Syringe plunged deep into the vial to start aspirating, Timmie stopped what she was doing. Right behind Victor, Mattie was making a great show of updating the flow board. Timmie didn't even give her the satisfaction of a look.

"What threat, Officer?"

"Dead flowers, the way I heard it," he said. "And some kind of note."

"How'd you know about that?"

He pulled himself up a little taller. The "need-to-know-basis" stance some guys loved so well. "That doesn't matter. Do you know what it was for, Ms. Leary?"

Timmie went back to work. "We just assumed that it was the local Klan warning me off saving any more colored folk, was all," she lied, making sure she didn't look at Mattie, who, come to think of it, still didn't know what was really in the note. "I threw it away."

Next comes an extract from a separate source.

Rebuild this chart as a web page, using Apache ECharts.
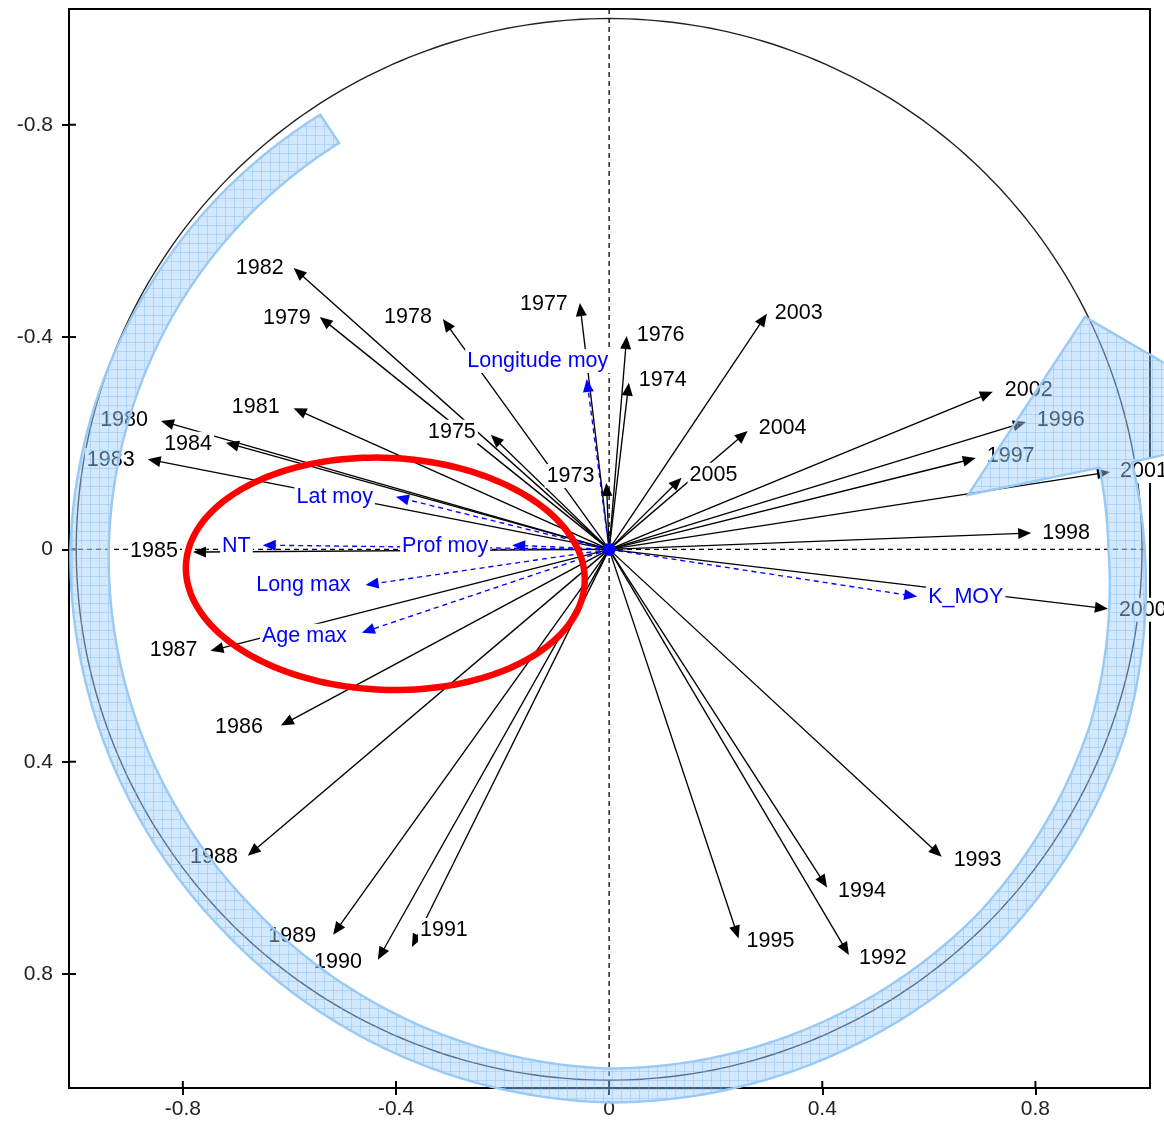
<!DOCTYPE html>
<html>
<head>
<meta charset="utf-8">
<script src="https://cdn.jsdelivr.net/npm/echarts@6.0.0/dist/echarts.min.js"></script>
<style>
  html, body { margin: 0; padding: 0; background: #fff; }
  #chart { width: 1164px; height: 1128px; }
</style>
</head>
<body>
<div id="chart"></div>
<script>
// Years (supplementary individuals) on the correlation circle: axis 1 horizontal, axis 2 vertical (reversed)
const yearNames = ['1973','1974','1975','1976','1977','1978','1979','1980','1981','1982','1983','1984',
  '1985','1986','1987','1988','1989','1990','1991','1992','1993','1994','1995','1996','1997','1998',
  '2000','2001','2002','2003','2004','2005'];
const yearX = [-0.005, 0.037, -0.222, 0.033, -0.055, -0.312, -0.543, -0.841, -0.592, -0.592, -0.866, -0.719,
  -0.781, -0.616, -0.748, -0.678, -0.518, -0.434, -0.370, 0.450, 0.624, 0.409, 0.243, 0.782, 0.688, 0.792,
  0.936, 0.940, 0.720, 0.296, 0.260, 0.136];
const yearY = [-0.125, -0.314, -0.216, -0.402, -0.464, -0.434, -0.438, -0.242, -0.266, -0.530, -0.170, -0.201,
  0.005, 0.332, 0.191, 0.577, 0.726, 0.773, 0.749, 0.764, 0.579, 0.637, 0.733, -0.240, -0.172, -0.031,
  0.112, -0.146, -0.297, -0.444, -0.223, -0.135];

// Active variables
const varNames = ['Longitude moy', 'Lat moy', 'NT', 'Prof moy', 'Long max', 'Age max', 'K_MOY'];
const varX = [-0.042, -0.400, -0.650, -0.182, -0.457, -0.464, 0.578];
const varY = [-0.321, -0.099, -0.008, -0.008, 0.067, 0.157, 0.089];

const tickValues = [-0.8, -0.4, 0, 0.4, 0.8];

// Label placement beside each arrow tip: [dx, dy, align] in pixels
const yearLabelPlace = [
  [-10, -7, 'right'], [8, -3, 'left'], [-13, -3, 'right'], [8, -1, 'left'], [-10, 1, 'right'],
  [-9, -2, 'right'], [-7, 1, 'right'], [-11, -1, 'right'], [-12, -1, 'right'], [-8, 0, 'right'],
  [-11, 1, 'right'], [-12, 1, 'right'], [-13, -1, 'right'], [-16, 1, 'right'], [-11, -1, 'right'],
  [-8, 1, 'right'], [-15, 1, 'right'], [-14, 2, 'right'], [6, -17, 'left'], [8, 3, 'left'],
  [10, 3, 'left'], [9, 4, 'left'], [6, 3, 'left'], [9, -2, 'left'], [9, -2, 'left'],
  [9, 0, 'left'], [9, 1, 'left'], [8, -1, 'left'], [10, -2, 'left'], [6, -1, 'left'],
  [9, -3, 'left'], [6, -3, 'left']
];
const varLabelPlace = [
  [-49, -18, 'center'], [-21, 0, 'right'], [-10, 1, 'right'], [-22, 1, 'right'],
  [-13, 0, 'right'], [-13, 3, 'right'], [9, 0, 'left']
];

const X_MIN = -1.0136, X_MAX = 1.015, Y_MIN = -1.018, Y_MAX = 1.0147;
const FONT_FAMILY = '"Liberation Sans", Arial, sans-serif';
const LABEL_FONT = '21.5px ' + FONT_FAMILY;

// Hand-drawn curved arrow around the circle: [angle deg, centre radius, half width]
const bandKnots = [
  [123.5, 0.950, 0.032], [150, 0.962, 0.033], [180, 0.975, 0.036], [225, 0.985, 0.035],
  [270, 1.010, 0.032], [315, 1.008, 0.033], [340, 0.995, 0.034], [360, 0.971, 0.034],
  [369.5, 0.964, 0.031]
];
// Arrow head of the curved arrow (right base corner, apex, left base corner)
const bandHead = [[1.2533, -0.227], [0.893, -0.438], [0.6734, -0.1026]];
// Highlight ellipse around the left-hand variables
const ringCentre = [-0.420, 0.046], ringRadii = [0.3745, 0.2185], ringTiltDeg = 2.5;

function knotAt(deg) {
  for (let k = 0; k < bandKnots.length - 1; k++) {
    const a = bandKnots[k], b = bandKnots[k + 1];
    if (deg >= a[0] && deg <= b[0]) {
      const t = (deg - a[0]) / (b[0] - a[0]);
      return [a[1] + (b[1] - a[1]) * t, a[2] + (b[2] - a[2]) * t];
    }
  }
  const last = bandKnots[bandKnots.length - 1];
  return [last[1], last[2]];
}

function hatchPattern() {
  const c = document.createElement('canvas');
  c.width = 9; c.height = 9;
  const g = c.getContext('2d');
  g.fillStyle = 'rgba(160,205,250,0.45)';
  g.fillRect(0, 0, 9, 9);
  g.fillStyle = 'rgba(110,180,250,0.35)';
  g.fillRect(0, 0, 9, 1);
  g.fillRect(0, 0, 1, 9);
  return c;
}
const hatch = hatchPattern();

function vectorRenderer(names, place, color, dashed, lineZ) {
  return function (params, api) {
    const i = params.dataIndex;
    const o = api.coord([0, 0]);
    const t = api.coord([api.value(0), api.value(1)]);
    const dx = t[0] - o[0], dy = t[1] - o[1];
    const len = Math.hypot(dx, dy) || 1;
    const ux = dx / len, uy = dy / len;
    const head = 13, half = 5.5;
    const bx = t[0] - ux * head, by = t[1] - uy * head;
    return {
      type: 'group',
      children: [
        { type: 'line', z2: lineZ,
          shape: { x1: o[0], y1: o[1], x2: bx + ux * 3, y2: by + uy * 3 },
          style: { stroke: color, lineWidth: 1.35, lineDash: dashed ? [5, 4] : null } },
        { type: 'polygon', z2: lineZ + 1,
          shape: { points: [[t[0], t[1]], [bx - uy * half, by + ux * half], [bx + uy * half, by - ux * half]] },
          style: { fill: color } },
        { type: 'text', z2: 50,
          style: { text: names[i], x: t[0] + place[i][0], y: t[1] + place[i][1],
                   align: place[i][2], verticalAlign: 'middle', fill: color, font: LABEL_FONT,
                   backgroundColor: '#fff', padding: [1, 2] } }
      ]
    };
  };
}

function frameRenderer(params, api) {
  const children = [];
  // unit circle
  const pts = [];
  for (let d = 0; d <= 360; d += 1) {
    const a = d * Math.PI / 180;
    pts.push(api.coord([Math.cos(a), Math.sin(a)]));
  }
  children.push({ type: 'polyline', shape: { points: pts }, style: { stroke: '#222', lineWidth: 1.4, fill: null } });
  // dashed axes through the origin
  const v0 = api.coord([0, Y_MIN]), v1 = api.coord([0, Y_MAX]);
  const h0 = api.coord([X_MIN, 0]), h1 = api.coord([X_MAX, 0]);
  const dash = { stroke: '#000', lineWidth: 1.3, lineDash: [5, 4] };
  children.push({ type: 'line', shape: { x1: v0[0], y1: v0[1], x2: v1[0], y2: v1[1] }, style: dash });
  children.push({ type: 'line', shape: { x1: h0[0], y1: h0[1], x2: h1[0], y2: h1[1] }, style: dash });
  // inner halves of the axis ticks
  tickValues.forEach(function (v) {
    const b = api.coord([v, Y_MAX]);
    children.push({ type: 'line', shape: { x1: b[0], y1: b[1], x2: b[0], y2: b[1] - 7 }, style: { stroke: '#000', lineWidth: 2 } });
    const l = api.coord([X_MIN, v]);
    children.push({ type: 'line', shape: { x1: l[0], y1: l[1], x2: l[0] + 7, y2: l[1] }, style: { stroke: '#000', lineWidth: 2 } });
  });
  return { type: 'group', children: children };
}

function annotationRenderer(params, api) {
  const children = [];
  // curved arrow band
  const outer = [], inner = [];
  const start = bandKnots[0][0], end = bandKnots[bandKnots.length - 1][0];
  for (let d = start; d <= end + 1e-9; d += 0.5) {
    const k = knotAt(d);
    const a = d * Math.PI / 180;
    outer.push(api.coord([(k[0] + k[1]) * Math.cos(a), -(k[0] + k[1]) * Math.sin(a)]));
    inner.push(api.coord([(k[0] - k[1]) * Math.cos(a), -(k[0] - k[1]) * Math.sin(a)]));
  }
  const poly = outer.concat(bandHead.map(function (p) { return api.coord(p); }), inner.reverse());
  children.push({ type: 'polygon', shape: { points: poly },
    style: { fill: { image: hatch, repeat: 'repeat' }, stroke: '#99c9f5', lineWidth: 2.4, lineJoin: 'miter' } });
  // red ellipse
  const c = api.coord(ringCentre);
  const s = api.size(ringRadii);
  const rx = Math.abs(s[0]), ry = Math.abs(s[1]);
  const al = ringTiltDeg * Math.PI / 180;
  const ep = [];
  for (let d = 0; d < 360; d += 2) {
    const t = d * Math.PI / 180;
    const ex = rx * Math.cos(t), ey = ry * Math.sin(t);
    ep.push([c[0] + ex * Math.cos(al) - ey * Math.sin(al), c[1] + ex * Math.sin(al) + ey * Math.cos(al)]);
  }
  children.push({ type: 'polygon', shape: { points: ep }, style: { fill: null, stroke: '#ff0000', lineWidth: 6.5 } });
  return { type: 'group', children: children };
}

const chart = echarts.init(document.getElementById('chart'), null, { renderer: 'canvas' });

const axisCommon = {
  type: 'value',
  axisLine: { onZero: false, lineStyle: { color: '#000', width: 2 } },
  axisTick: { customValues: tickValues, length: 7, lineStyle: { color: '#000', width: 2 } },
  splitLine: { show: false }
};

chart.setOption({
  animation: false,
  backgroundColor: '#fff',
  grid: { left: 69, right: 14, top: 9, bottom: 40, show: true, borderColor: '#000', borderWidth: 2,
          outerBoundsMode: 'none' },
  xAxis: Object.assign({}, axisCommon, {
    min: X_MIN, max: X_MAX,
    axisLabel: { customValues: tickValues, formatter: function (v) { return String(+(+v).toFixed(1)); },
                 fontSize: 21, color: '#222', fontFamily: FONT_FAMILY, margin: 11 }
  }),
  yAxis: Object.assign({}, axisCommon, {
    min: Y_MIN, max: Y_MAX, inverse: true,
    axisLabel: { customValues: tickValues, formatter: function (v) { return String(+(+v).toFixed(1)); },
                 fontSize: 21, color: '#222', fontFamily: FONT_FAMILY, margin: 16 }
  }),
  series: [
    { type: 'custom', z: 1, clip: false, silent: true, renderItem: frameRenderer, data: [[0, 0]] },
    { type: 'custom', z: 2, clip: false, silent: true,
      renderItem: vectorRenderer(yearNames, yearLabelPlace, '#000', false, 1),
      data: yearX.map(function (x, i) { return [x, yearY[i]]; }) },
    { type: 'custom', z: 2, clip: false, silent: true,
      renderItem: vectorRenderer(varNames, varLabelPlace, '#0000ff', true, 5),
      data: varX.map(function (x, i) { return [x, varY[i]]; }) },
    { type: 'custom', z: 3, clip: false, silent: true, data: [[0, 0]],
      renderItem: function (params, api) {
        const o = api.coord([0, 0]);
        return { type: 'circle', shape: { cx: o[0], cy: o[1], r: 6.5 }, style: { fill: '#0000ff' } };
      } },
    { type: 'custom', z: 10, clip: false, silent: true, renderItem: annotationRenderer, data: [[0, 0]] }
  ]
});
</script>
</body>
</html>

Victor nodded, shifted his weight so that his belt creaked and several dangling items rattled against his butt. "Can you tell me what it said?"

"It just told me to stop. In cut-out magazine letters."

"And you're sure it was about the shooting?"

Timmie blinked. "Well, since I paid off that loan shark last month I don't think he'd see any need to go after more of my thumbs. And I haven't threatened anybody lately."

His expression darkened portentously. "Not even the coroner?"

She sighed. "Oh, that's right. I keep forgetting I'm not in Los Angeles anymore. I can't have PMS here without the paper printing my water weight." Jabbing the needle into the port, she injected the drugs into the IV bag. "I didn't exactly threaten him, Officer Adkins. I just voiced displeasure with the way he was doing his job. He's a public servant and I'm the public. It's my right. Besides, he doesn't strike me as the scissors-and-magazine type."

"You think this is funny?"

Mattie raised her hand behind him. "I do."

"Nobody asked you," he said without turning, which made Timmie think that if Mattie had been a man, he would have closed that sentence with "boy."

Ah, bringing out the charm now. Timmie decided it was time to put an end to this dance. "I swear to you," she said, her weight on one hip and the mixed bag in hand, "I haven't done anything more nefarious to warrant a note like that than save a couple of hospital administrators."

"Shoot," Mattie said equably. "I shoulda sent you a threatening note myself."

Timmie grinned at Mattie, which Victor didn't enjoy, either.

"You don't think maybe you might have said or seen something?" he asked. "Something you might not have told the police?"

That actually got Timmie to stop. "The police haven't asked. Not since it happened. But now that you are, the only thing I can tell you is the man's description, which hasn't changed from what I told the cop on the scene."